- Born: Gordana Sekulić 27 February 1977 (age 49) Pljevlja, SR Montenegro, SFR Yugoslavia
- Genres: Turbo-folk
- Occupation: Singer
- Instrument: Vocal
- Years active: 2000–present
- Labels: City; Best; Gold; Grand;

= Goga Sekulić =

Serbian singer (born 1977)

Gordana Sekulić (Гордана Секулић; born 27 February 1977), better known as Goga Sekulić, is a Montenegrin-born Serbian singer. Since making her recording debut in 2000, she has released nine studio albums. Sekulić is best-known for her songs "Gaćice", "Sexy Biznismen", "Tvoje oči" (2004) and "Rekord sam oborila" (2014).

==Life and career==
Sekulić was born on 27 February 1977, in Pljevlja in today's Montenegro, but was raised in Belgrade. She studied economics and banking in business school.

Sekulić rose to prominence with the release of her debut album, Ljubavnica, under City Records in 2000. After signing for Grand Production, she gained more popularity with the release her albums Gaćice (2006) and Zlatna koka (2008), which circulated in 80,000 and 150,000 units, respectively. These albums produced her stand out songs like "Gaćice", "Tvoje oči" featuring Osman Hadžić and "Seksi biznismen". In 2007, Sekulić competed on the first celebrity season of Veliki Brat, where she placed 6th.

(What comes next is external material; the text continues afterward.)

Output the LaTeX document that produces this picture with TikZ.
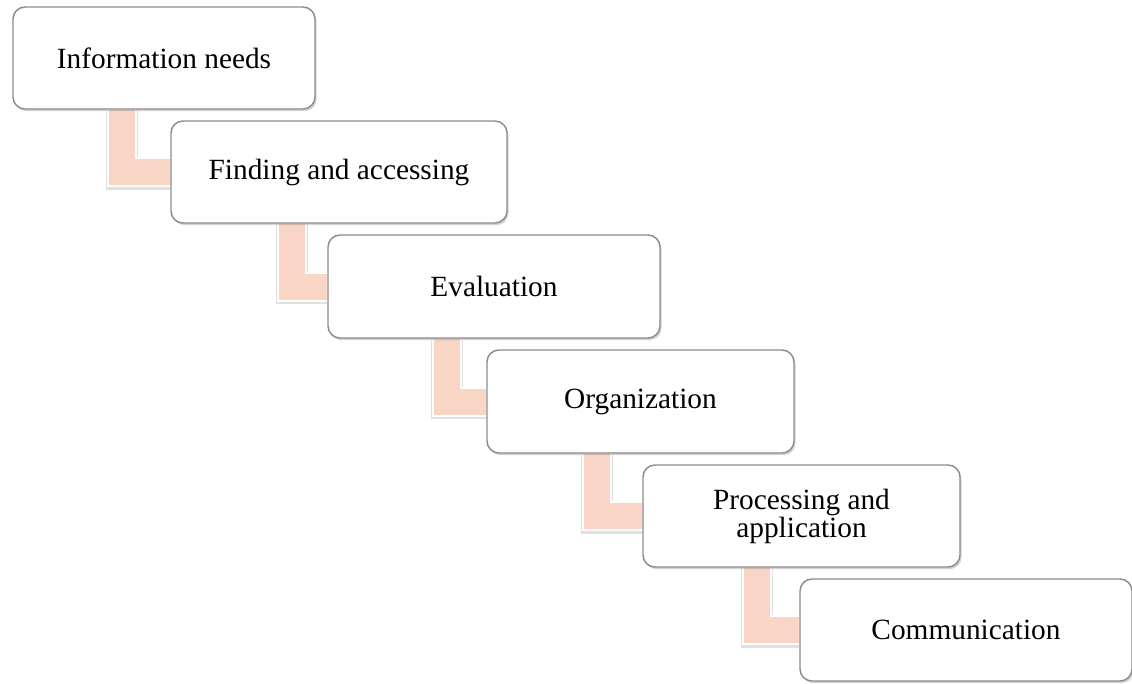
\documentclass[tikz,border=0pt]{standalone}
\usepackage{tikz}
\usepackage{color}
\usepackage{fontspec}
\setmainfont{Liberation Serif}
\usetikzlibrary{shadows,calc}
\pgfdeclarelayer{background}
\pgfsetlayers{background,main}
\definecolor{peach}{RGB}{248,213,196}
\definecolor{edge}{RGB}{140,140,140}
\tikzset{
  stepnode/.style = {align=center, inner sep=0pt, text centered,
    font=\fontsize{22}{19}\selectfont},
  stagebox/.style = {stepnode, rectangle, rounded corners=9pt, draw=edge,
    line width=1.1pt, fill=white,
    drop shadow={shadow xshift=1.2pt, shadow yshift=-1.6pt, opacity=0.35}},% boite
  link/.style = {draw=white, double=peach, line width=1.5pt,
    double distance=19.5pt, line join=miter},% lien saumon
  linkshade/.style = {draw=black, opacity=0.12, line width=24pt,
    line join=miter, transform canvas={yshift=-1.2pt}}% ombre du lien
}
\begin{document}
\begin{tikzpicture}[x=0.75pt,y=-0.75pt]
\useasboundingbox (0,0) rectangle (1132,683);
\node [stagebox, minimum width=302*0.75pt, minimum height=102*0.75pt] (inf) at (164,58) {Information needs};
\node [stagebox, minimum width=336*0.75pt, minimum height=102*0.75pt] (find) at (339,172) {Finding and accessing};
\node [stagebox, minimum width=332*0.75pt, minimum height=103*0.75pt] (eval) at (494,286.5) {Evaluation};
\node [stagebox, minimum width=307*0.75pt, minimum height=103*0.75pt] (org) at (640.5,401.5) {Organization};
\node [stagebox, minimum width=317*0.75pt, minimum height=102*0.75pt] (proc) at (801.5,516) {Processing and\\application};
\node [stagebox, minimum width=332*0.75pt, minimum height=102*0.75pt] (comm) at (966,630) {Communication};
\begin{pgfonlayer}{background}
\foreach \a/\b in {inf/find, find/eval, eval/org, org/proc, proc/comm}{
  \draw [linkshade] ($(\a.south west)!0.36!(\a.south east)$) |- (\b.west);
  \draw [link] ($(\a.south west)!0.36!(\a.south east)$) |- (\b.west);
}
\end{pgfonlayer}
\end{tikzpicture}
\end{document}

In 2010, she released Ja sam probala sve under Gold Music, which was sold in 10,000 copies. The album spawned her hit song "Muška lutka". Sekulić was a contestant on the 2014 Pink Music Festival with the entry "Rekord sam oborila". The song was later included to her eighth album Ponovo rođena, released under City Records. Ponovo rođena was sold in 50,000 copies.

==Public image==
Sekulić sued Serbian Playboy magazine for misrepresenting a nude model on their March 2004 cover as her. Ultimately, Sekulić won the lawsuit and reportedly received one million Serbian dinars in compensation, which was described as the highest compensation in the history of the Serbian judiciary.

In 2012, Sekulić was featured in the Guide to the Balkans series by Vice as a representative of the Serbian turbo-folk scene. Dissatisfied with her portrayal in the documentary, Sekulić threatened with defamation lawsuits. Her quote "Reći ću samo, vidimo se na sudu!" (All I am going to say is "See you in court!") has since become a popular internet meme.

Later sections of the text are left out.